Intuition behind applying the implicit function theorem to parameterization of unit circle This post is a modification of a previous post I have since deleted, which was much too messy and basically had two separate questions. (It received no answers.)

A common motivating example for the implicit function theorem (IFT) is the equation $x^2+y^2=1$ where $(x,y)\in \mathbb R^2$, as we can locally write $y$ as an equation of $x$ (and vice versa) in the familiar way.
Consider the following exercise from Wade's An Introduction to Analysis.
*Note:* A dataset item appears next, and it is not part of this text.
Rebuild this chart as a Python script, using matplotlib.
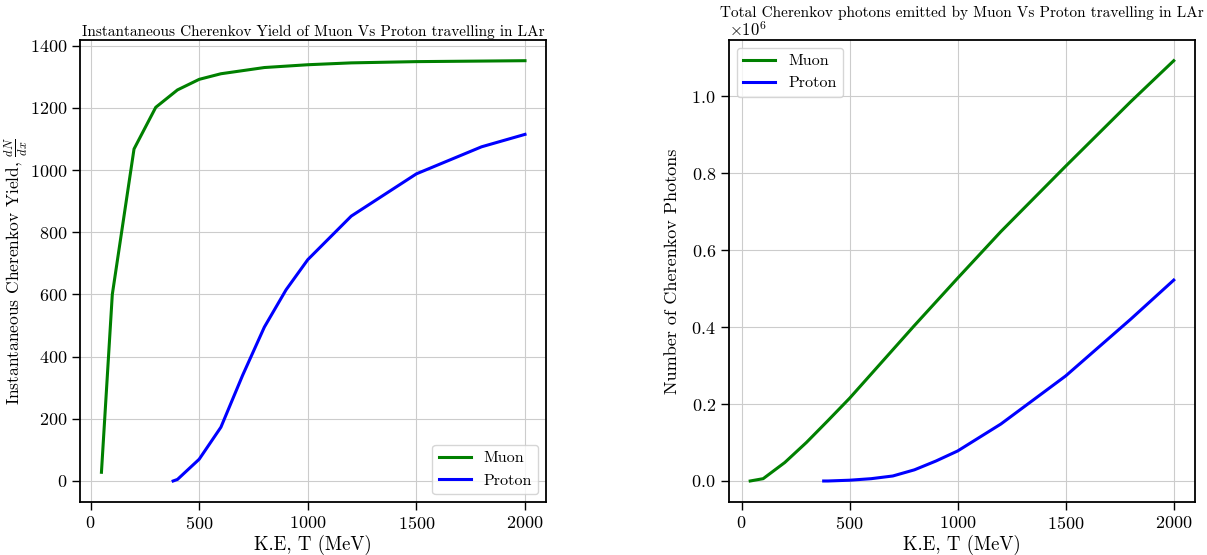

Suppose that $f:=(u,v):\mathbb R\to \mathbb R^2$ is $C^2$ and set
  $(x_0,y_0)=f(t_0)$. Also assume that $f'(t_0)\ne 0$. Show that either
  there is a $C^1$ function $g$ with $g(x_0)=t_0$ and $u(g(x))=x$ for
  any $x$ near $x_0$ or there is a $C^1$ function $h$ with $h(y_0)=t_0$
  and $v(h(x))=y$ for any $y$ near $y_0$. (Note that I think the
  textbook has a typo since we just need to assume that $f$ is $C^1$.
  Correct me if I'm wrong.)

I can do this by applying the IFT to the function $F(x,t)=x-u(t)$ and to the function $G(y,t)=y-v(t)$.
Now, the unit circle can be parameterized (infinitely many times) by $(\sin(t), \cos(t))$ for $t\in \mathbb R$. And the map $(\sin(t), \cos(t))$ is everywhere $C^1$.
Therefore, I am wondering if the exercise can be seen as describing the motivating example of the unit circle I described initially. That is, is there any way to relate this problem to the simple idea of writing the unit circle $x^2+y^2=1$ locally as a function of $x$ or $y$?
I think that the answer is "yes" in some sense but am unsure how. I just want to gain a bit of intuition.
 A: Let $f(t) = (\cos(t), \sin(t))$.  Notice that $f$ is $C^1$ and that $f'(t) \neq (0,0)$ for all $t$.  Fix $t_0 \in \mathbb{R}$, and let $(x_0, y_0) = f(t_0)$.  Thus, $(x_0, y_0)$ is a point on the unit circle.
The conclusion of the exercise is that:


*

*(a) There is a $C^1$ function $g$ having $g(x_0) = t_0$ and $\cos(g(x)) = x$ for all $x$ near $x_0$;

*Or: (b) There is a $C^1$ function $h$ having $h(y_0) = t_0$ and $\sin(h(y)) = y$ for all $y$ near $y_0$.


The intuition is this: Since $f'(t) \neq (0,0)$ for all $t$, it follows that the tangent line at any point $(x_0, y_0)$ of the unit circle is not vertical or not horizontal.  (Of course, at most points, the tangent line is both not vertical and not horizontal.)


*

*If the tangent line at $(x_0, y_0)$ is not vertical, then conclusion (a) holds, meaning that a function we might call "$\cos^{-1}(x)$" is well-defined for $x$ near $x_0$.  (Imagine projecting the unit circle up/down to the $x$-axis.  Locally, away from vertical tangent lines, this is a bijection.)

*If the tangent line at $(x_0, y_0)$ is not horizontal, then conclusion (b) holds, meaning that a function we might call "$\sin^{-1}(y)$" is well-defined for $y$ near $y_0$.  (Imagine projecting the unit circle left/right to the $y$-axis.  Locally, away from horizontal tangent lines, this is a bijection.)